Lalu lelaki yang memberinya utang keluar dan melihat-lihat barangkali ada perahu yang tiba membawa uangnya. Ternyata yang ia jumpai adalah sebatang kayu tadi yang di dalamnya terdapat uang. Maka ia memungut kayu itu untuk keluarganya sebagai kayu bakar.

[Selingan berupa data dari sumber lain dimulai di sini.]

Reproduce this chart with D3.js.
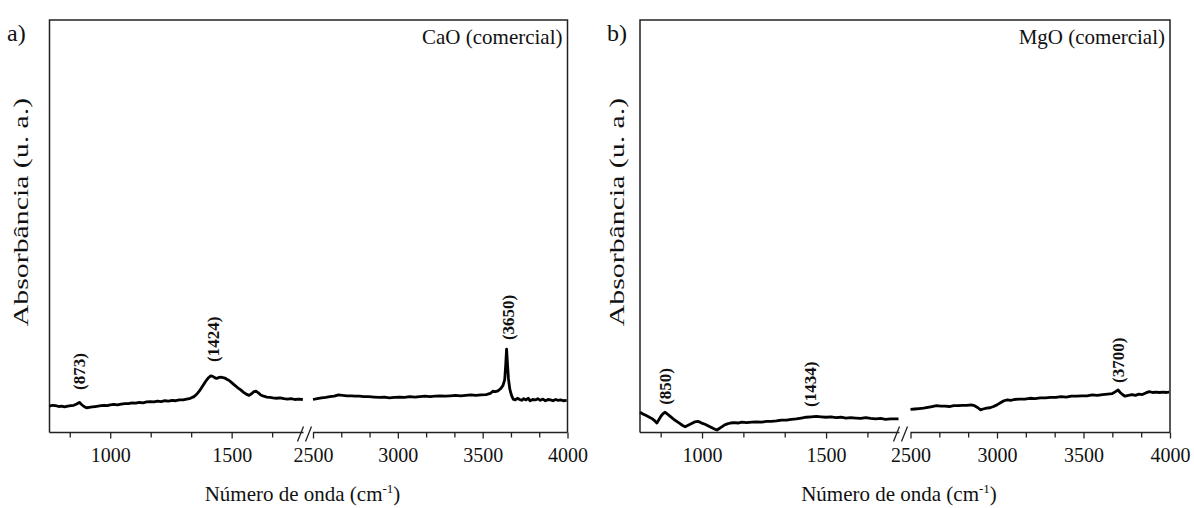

Ketika ia membelah kayu itu, ternyata ia menemukan sejumlah harta dan sepucuk surat itu. Kemudian lelaki yang berutang tiba kepadanya dan datang kepadanya dengan membawa uang 1000 dinar sambil berkata, “Demi Allah, aku terus berusaha keras mencari perahu untuk sampai kepadamu dengan membawa uangmu tetapi ternyata aku tidak dapat menemukan sebuah perahu pun sebelum aku tiba dengan perahu ini”.
Ia bertanya, “Apakah engkau pernah mengirimkan sesuatu kepadaku?”. Lelaki yang berutang balik bertanya, “Bukankah aku telah katakatan kepadamu bahwa aku tidak menemukan sebuah perahu pun sebelum perahu yang datang membawaku sekarang?’.
Ia berkata, “Sesungguhnya Allah telah membayarkan utangmu melalui apa yang engkau kirimkan di dalam kayu tersebut. Maka kembalilah kamu dengan 1000 dinarmu itu dengan sadar. (HR Bukhari)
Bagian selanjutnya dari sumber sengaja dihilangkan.